I'm trying to meet a friend this afternoon for coffee. Depending on how his schedule pans out, we might meet in town --- which would put me close enough to Borders that I could pop in for the Neil Gaiman talk and signing --- or it might be somewhere close to work --- which would put me close enough to East Coast Park for my middle-of-the-week run.

None of this uncertainty is my friend's fault. We've been trying to meet for weeks, and he's got a crazy schedule while I have a relatively more flexible one. I'll be happy if we're able to meet at all.

Which means that in addition to all the usual crap I tote around, I'm also carrying:
  • A hardcover copy of Neil Gaiman's Neverwhere, in the event that I go for the signing;
  • My running gear and shoes, in the event that coffee is cancelled or obtained somewhere near work;
  • Elaine Showalter's Inventing Herself, which I'm currently in the middle of and which I should have time to read, wherever we end up going for coffee.

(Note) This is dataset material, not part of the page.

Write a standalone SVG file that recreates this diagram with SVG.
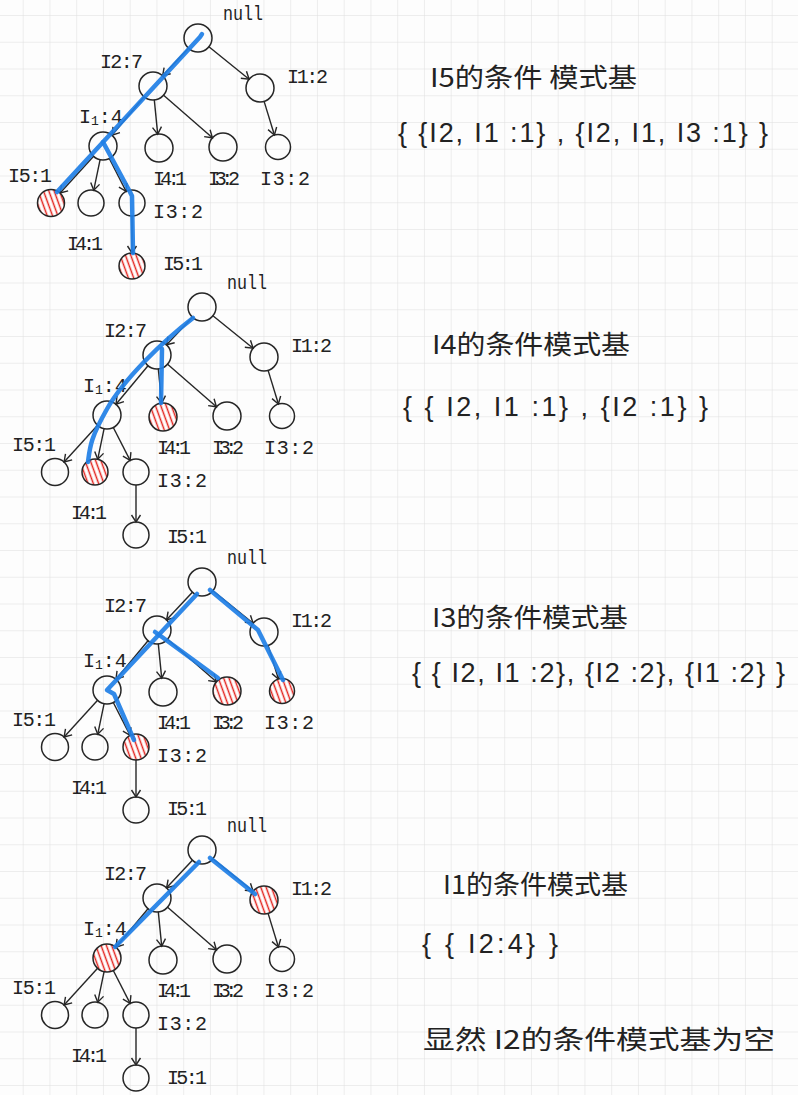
<svg xmlns="http://www.w3.org/2000/svg" xmlns:xlink="http://www.w3.org/1999/xlink" width="798" height="1095" viewBox="0 0 798 1095">
<style>
.nd{fill:none;stroke:#262626;stroke-width:1.5}
.hx{fill:url(#hatch);stroke:#262626;stroke-width:1.5}
.ed{fill:none;stroke:#262626;stroke-width:1.4;marker-end:url(#arr)}
.bl{fill:none;stroke:#1f7fe6;stroke-width:4.5;stroke-linecap:round;stroke-linejoin:round;opacity:0.92}
.lb{font-family:"Liberation Mono","DejaVu Sans Mono",monospace;font-size:20px;fill:#222}
.cn{font-family:"Noto Sans CJK SC","Noto Sans",sans-serif;font-size:26px;fill:#222}
.br{font-family:"Liberation Sans","Noto Sans CJK SC",sans-serif;font-size:27px;fill:#222}
</style>
<defs>
<pattern id="grid" x="22.7" y="15" width="26.75" height="26.75" patternUnits="userSpaceOnUse">
<path d="M0,0 H26.75 M0,0 V26.75" fill="none" stroke="#dedede" stroke-width="1"/>
</pattern>
<pattern id="hatch" width="5" height="5" patternUnits="userSpaceOnUse" patternTransform="rotate(-20)">
<rect width="5" height="5" fill="#ffffff"/>
<line x1="2.5" y1="0" x2="2.5" y2="5" stroke="#e3221c" stroke-width="1.5"/>
</pattern>
<marker id="arr" viewBox="-10 -6 12 12" refX="0" refY="0" markerWidth="12" markerHeight="12" markerUnits="userSpaceOnUse" orient="auto">
<path d="M-7,-4.5 L0,0 L-7,4.5" fill="none" stroke="#262626" stroke-width="1.4"/>
</marker>
<g id="edges">
<path class="ed" d="M-9.6,10.2 L-35.4,37.8"/>
<path class="ed" d="M10.9,8.8 L51.1,41.2"/>
<path class="ed" d="M-54,58.8 L-86,97.2"/>
<path class="ed" d="M-43.7,61.9 L-40.3,96.1"/>
<path class="ed" d="M-34.4,57.2 L14.4,99.8"/>
<path class="ed" d="M66.1,63.4 L76.4,97"/>
<path class="ed" d="M-104.4,118.3 L-137.9,155"/>
<path class="ed" d="M-97.9,121.7 L-104.3,152.3"/>
<path class="ed" d="M-88.7,120.5 L-71.9,153.4"/>
<path class="ed" d="M-66,178 L-66,215"/>
</g>
</defs>
<rect width="798" height="1095" fill="#fdfdfd"/>
<rect width="798" height="1095" fill="url(#grid)"/>

<g id="connectors">
<use xlink:href="#edges" href="#edges" transform="translate(198,38)"/>
<use xlink:href="#edges" href="#edges" transform="translate(202,307)"/>
<use xlink:href="#edges" href="#edges" transform="translate(202,582)"/>
<use xlink:href="#edges" href="#edges" transform="translate(202,850)"/>
</g>

<!-- Tree 1 -->
<g id="tree1" transform="translate(198,38)">
<g id="t1-null"><circle class="nd" cx="0" cy="0" r="14"/><text class="lb" x="25" y="-18" textLength="40" lengthAdjust="spacingAndGlyphs">null</text></g>
<g id="t1-I2"><circle class="nd" cx="-45" cy="48" r="14"/><text class="lb" x="-98" y="30" textLength="43" lengthAdjust="spacing">I2:7</text></g>
<g id="t1-I1b"><circle class="nd" cx="62" cy="50" r="14"/><text class="lb" x="89" y="45" textLength="41" lengthAdjust="spacing">I1:2</text></g>
<g id="t1-I1"><circle class="nd" cx="-95" cy="108" r="14"/><text class="lb" x="-119" y="85">I<tspan font-size="13" dy="2">1</tspan><tspan dy="-2">:4</tspan></text></g>
<g id="t1-I4"><circle class="nd" cx="-39" cy="110" r="14"/><text class="lb" x="-45" y="147" textLength="34" lengthAdjust="spacing">I4:1</text></g>
<g id="t1-I3"><circle class="nd" cx="25" cy="109" r="14"/><text class="lb" x="10" y="147" textLength="32" lengthAdjust="spacing">I3:2</text></g>
<g id="t1-I3r"><circle class="nd" cx="80" cy="109" r="12.5"/><text class="lb" x="62" y="147" textLength="50" lengthAdjust="spacing">I3:2</text></g>
<g id="t1-I5"><circle class="hx" cx="-147" cy="165" r="13.5"/><text class="lb" x="-190" y="144" textLength="44" lengthAdjust="spacing">I5:1</text></g>
<g id="t1-I4b"><circle class="nd" cx="-107" cy="165" r="13"/><text class="lb" x="-131" y="212" textLength="36" lengthAdjust="spacing">I4:1</text></g>
<g id="t1-I3b"><circle class="nd" cx="-66" cy="165" r="13"/><text class="lb" x="-45" y="180" textLength="50" lengthAdjust="spacing">I3:2</text></g>
<g id="t1-I5b"><circle class="hx" cx="-66" cy="228" r="13"/><text class="lb" x="-35" y="232" textLength="40" lengthAdjust="spacing">I5:1</text></g>
</g>

<!-- Tree 2 -->
<g id="tree2" transform="translate(202,307)">
<g id="t2-null"><circle class="nd" cx="0" cy="0" r="14"/><text class="lb" x="25" y="-18" textLength="40" lengthAdjust="spacingAndGlyphs">null</text></g>
<g id="t2-I2"><circle class="nd" cx="-45" cy="48" r="14"/><text class="lb" x="-98" y="30" textLength="43" lengthAdjust="spacing">I2:7</text></g>
<g id="t2-I1b"><circle class="nd" cx="62" cy="50" r="14"/><text class="lb" x="89" y="45" textLength="41" lengthAdjust="spacing">I1:2</text></g>
<g id="t2-I1"><circle class="nd" cx="-95" cy="108" r="14"/><text class="lb" x="-119" y="85">I<tspan font-size="13" dy="2">1</tspan><tspan dy="-2">:4</tspan></text></g>
<g id="t2-I4"><circle class="hx" cx="-39" cy="110" r="14"/><text class="lb" x="-45" y="147" textLength="34" lengthAdjust="spacing">I4:1</text></g>
<g id="t2-I3"><circle class="nd" cx="25" cy="109" r="14"/><text class="lb" x="10" y="147" textLength="32" lengthAdjust="spacing">I3:2</text></g>
<g id="t2-I3r"><circle class="nd" cx="80" cy="109" r="12.5"/><text class="lb" x="62" y="147" textLength="50" lengthAdjust="spacing">I3:2</text></g>
<g id="t2-I5"><circle class="nd" cx="-147" cy="165" r="13.5"/><text class="lb" x="-190" y="144" textLength="44" lengthAdjust="spacing">I5:1</text></g>
<g id="t2-I4b"><circle class="hx" cx="-107" cy="165" r="13"/><text class="lb" x="-131" y="212" textLength="36" lengthAdjust="spacing">I4:1</text></g>
<g id="t2-I3b"><circle class="nd" cx="-66" cy="165" r="13"/><text class="lb" x="-45" y="180" textLength="50" lengthAdjust="spacing">I3:2</text></g>
<g id="t2-I5b"><circle class="nd" cx="-66" cy="228" r="13"/><text class="lb" x="-35" y="236" textLength="40" lengthAdjust="spacing">I5:1</text></g>
</g>

<!-- Tree 3 -->
<g id="tree3" transform="translate(202,582)">
<g id="t3-null"><circle class="nd" cx="0" cy="0" r="14"/><text class="lb" x="25" y="-18" textLength="40" lengthAdjust="spacingAndGlyphs">null</text></g>
<g id="t3-I2"><circle class="nd" cx="-45" cy="48" r="14"/><text class="lb" x="-98" y="30" textLength="43" lengthAdjust="spacing">I2:7</text></g>
<g id="t3-I1b"><circle class="nd" cx="62" cy="50" r="14"/><text class="lb" x="89" y="45" textLength="41" lengthAdjust="spacing">I1:2</text></g>
<g id="t3-I1"><circle class="nd" cx="-95" cy="108" r="14"/><text class="lb" x="-119" y="85">I<tspan font-size="13" dy="2">1</tspan><tspan dy="-2">:4</tspan></text></g>
<g id="t3-I4"><circle class="nd" cx="-39" cy="110" r="14"/><text class="lb" x="-45" y="147" textLength="34" lengthAdjust="spacing">I4:1</text></g>
<g id="t3-I3"><circle class="hx" cx="25" cy="109" r="14"/><text class="lb" x="10" y="147" textLength="32" lengthAdjust="spacing">I3:2</text></g>
<g id="t3-I3r"><circle class="hx" cx="80" cy="109" r="12.5"/><text class="lb" x="62" y="147" textLength="50" lengthAdjust="spacing">I3:2</text></g>
<g id="t3-I5"><circle class="nd" cx="-147" cy="165" r="13.5"/><text class="lb" x="-190" y="144" textLength="44" lengthAdjust="spacing">I5:1</text></g>
<g id="t3-I4b"><circle class="nd" cx="-107" cy="165" r="13"/><text class="lb" x="-131" y="212" textLength="36" lengthAdjust="spacing">I4:1</text></g>
<g id="t3-I3b"><circle class="hx" cx="-66" cy="165" r="13"/><text class="lb" x="-45" y="180" textLength="50" lengthAdjust="spacing">I3:2</text></g>
<g id="t3-I5b"><circle class="nd" cx="-66" cy="228" r="13"/><text class="lb" x="-35" y="233" textLength="40" lengthAdjust="spacing">I5:1</text></g>
</g>

<!-- Tree 4 -->
<g id="tree4" transform="translate(202,850)">
<g id="t4-null"><circle class="nd" cx="0" cy="0" r="14"/><text class="lb" x="25" y="-18" textLength="40" lengthAdjust="spacingAndGlyphs">null</text></g>
<g id="t4-I2"><circle class="nd" cx="-45" cy="48" r="14"/><text class="lb" x="-98" y="30" textLength="43" lengthAdjust="spacing">I2:7</text></g>
<g id="t4-I1b"><circle class="hx" cx="62" cy="50" r="14"/><text class="lb" x="89" y="45" textLength="41" lengthAdjust="spacing">I1:2</text></g>
<g id="t4-I1"><circle class="hx" cx="-95" cy="108" r="14"/><text class="lb" x="-119" y="85">I<tspan font-size="13" dy="2">1</tspan><tspan dy="-2">:4</tspan></text></g>
<g id="t4-I4"><circle class="nd" cx="-39" cy="110" r="14"/><text class="lb" x="-45" y="147" textLength="34" lengthAdjust="spacing">I4:1</text></g>
<g id="t4-I3"><circle class="nd" cx="25" cy="109" r="14"/><text class="lb" x="10" y="147" textLength="32" lengthAdjust="spacing">I3:2</text></g>
<g id="t4-I3r"><circle class="nd" cx="80" cy="109" r="12.5"/><text class="lb" x="62" y="147" textLength="50" lengthAdjust="spacing">I3:2</text></g>
<g id="t4-I5"><circle class="nd" cx="-147" cy="165" r="13.5"/><text class="lb" x="-190" y="144" textLength="44" lengthAdjust="spacing">I5:1</text></g>
<g id="t4-I4b"><circle class="nd" cx="-107" cy="165" r="13"/><text class="lb" x="-131" y="212" textLength="36" lengthAdjust="spacing">I4:1</text></g>
<g id="t4-I3b"><circle class="nd" cx="-66" cy="165" r="13"/><text class="lb" x="-45" y="180" textLength="50" lengthAdjust="spacing">I3:2</text></g>
<g id="t4-I5b"><circle class="nd" cx="-66" cy="228" r="13"/><text class="lb" x="-35" y="234" textLength="40" lengthAdjust="spacing">I5:1</text></g>
</g>

<!-- Blue highlighted paths -->
<g id="highlights">
<g transform="translate(198,38)">
<path class="bl" d="M4,-4 L2,-1 L-141,154"/>
<path class="bl" d="M-95,104 L-68,154 L-66,158 L-65,215"/>
</g>
<g transform="translate(202,307)">
<path class="bl" d="M-9,11 C-40,35 -78,72 -95,102 S-112,140 -114,155"/>
<path class="bl" d="M-40,42 L-41,96"/>
</g>
<g transform="translate(202,582)">
<path class="bl" d="M-5,12 L-95,108 L-88,112 L-68,158"/>
<path class="bl" d="M-47,50 L-40,55 L16,96"/>
<path class="bl" d="M8,8 L56,48 L81,98"/>
</g>
<g transform="translate(202,850)">
<path class="bl" d="M-3,12 L-87,97"/>
<path class="bl" d="M8,8 L53,44"/>
</g>
</g>

<!-- Notes on the right -->
<g id="notes">
<text class="cn" x="430" y="87" textLength="207" lengthAdjust="spacingAndGlyphs">I5的条件 模式基</text>
<text class="br" x="398" y="142" textLength="370" lengthAdjust="spacing">{ {I2, I1 :1} , {I2, I1, I3 :1} }</text>
<text class="cn" x="432" y="354" textLength="198" lengthAdjust="spacingAndGlyphs">I4的条件模式基</text>
<text class="br" x="403" y="416" textLength="305" lengthAdjust="spacing">{ { I2, I1 :1} , {I2 :1} }</text>
<text class="cn" x="432" y="627" textLength="196" lengthAdjust="spacingAndGlyphs">I3的条件模式基</text>
<text class="br" x="412" y="682" textLength="373" lengthAdjust="spacing">{ { I2, I1 :2}, {I2 :2}, {I1 :2} }</text>
<text class="cn" x="443" y="894" textLength="185" lengthAdjust="spacingAndGlyphs">I1的条件模式基</text>
<text class="br" x="422" y="953" textLength="136" lengthAdjust="spacing">{ { I2:4} }</text>
<text class="cn" x="423" y="1049" textLength="352" lengthAdjust="spacingAndGlyphs">显然 I2的条件模式基为空</text>
</g>
</svg>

If we still had a car, I could toss all this into the trunk, no problem. Instead, I've got one large satchel, one paper bag for the Gaiman (so that it doesn't get dented, as it likely would be in the satchel) and one shoe bag for the running shoes.

Dammit.

Updated as at 10:50 am:
Coffee has been confirmed at Wheelock Place, so it looks like the gods want me at the Gaiman signing after all.